For the individuals who may be affected by the current AMT, the average increase on their taxes would be $2,000, according to the Treasury Department. This patch would temporarily increase the income exemption needed for the AMT to apply and would also allow for specific personal credits normally disallowed when computing AMT applicability.
However, paying for AMT reform is a problem for both Democrats and Republicans. AMT is a large revenue producer for the federal government and implementing a patch will equal money that won’t be collected, a lack of revenue that could equal billions over the next 10 years.
In the next few days, the House Ways and Means Committee will review a bill that calls for a temporary AMT fix. It also calls for a one-year extension on more than 30 other tax breaks with a price tag that could top $70 billion.
One solution proposed to help with the costs of the AMT reform plan would require married couples who earn more than $200,000 to pay a “replacement” tax of four percent and for those who make more than $500,000, there would be a tax of 4.6 percent. The head of the House Ways and Means committee has also proposed closing several existing loopholes in tax laws, as well as limiting itemized deductions and personal exemptions for the wealthy.
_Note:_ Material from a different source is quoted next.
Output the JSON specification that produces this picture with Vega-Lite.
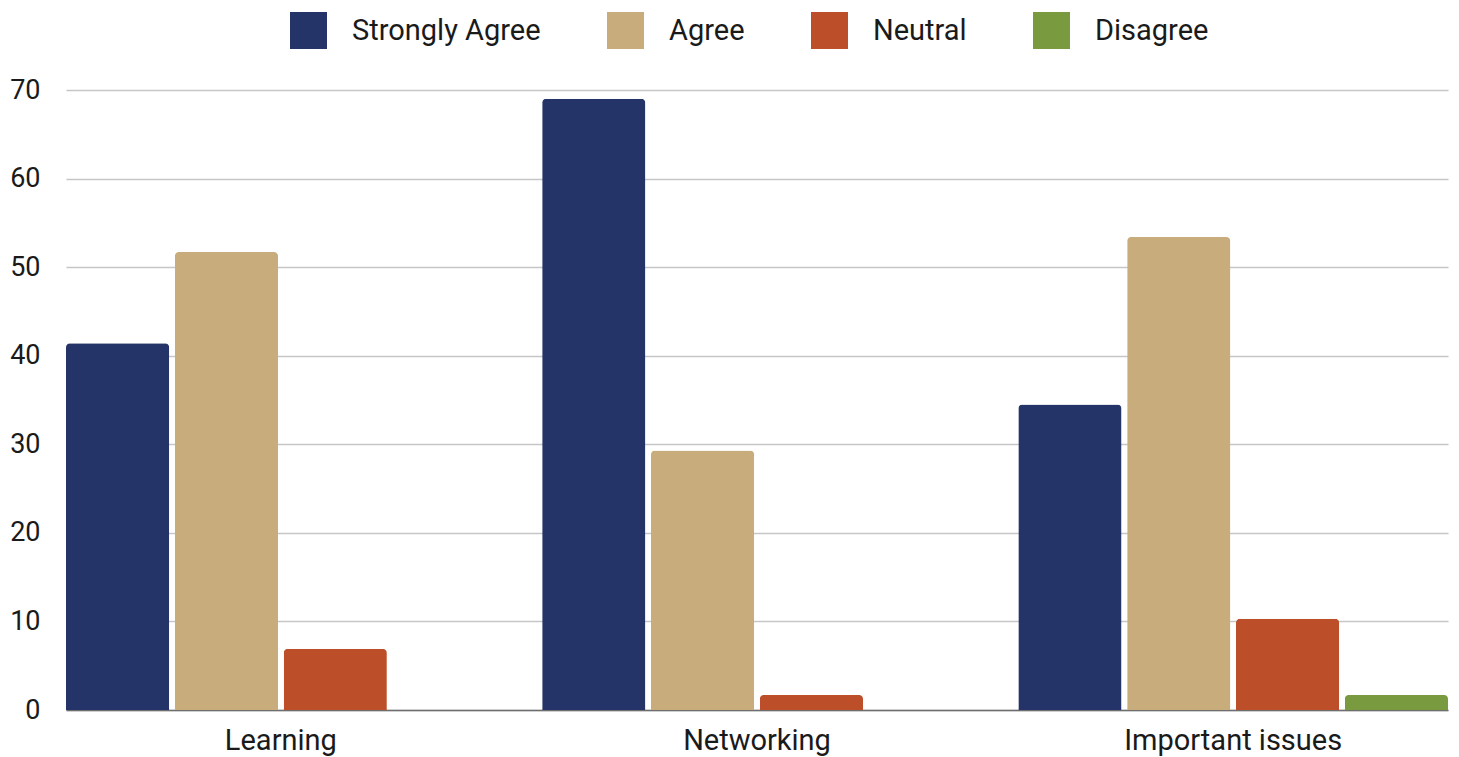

Another problem could result in whether or not the internal revenue service will have time to include a note regarding the AMT reform on the 2007 tax forms. The IRS is slated to begin printing those forms soon.
The next few weeks will surely prove to be an interesting one as this bill is rehashed and tries to find its way to law, as well as the next year as income tax reform will surely be a point of contention for the presidential candidates.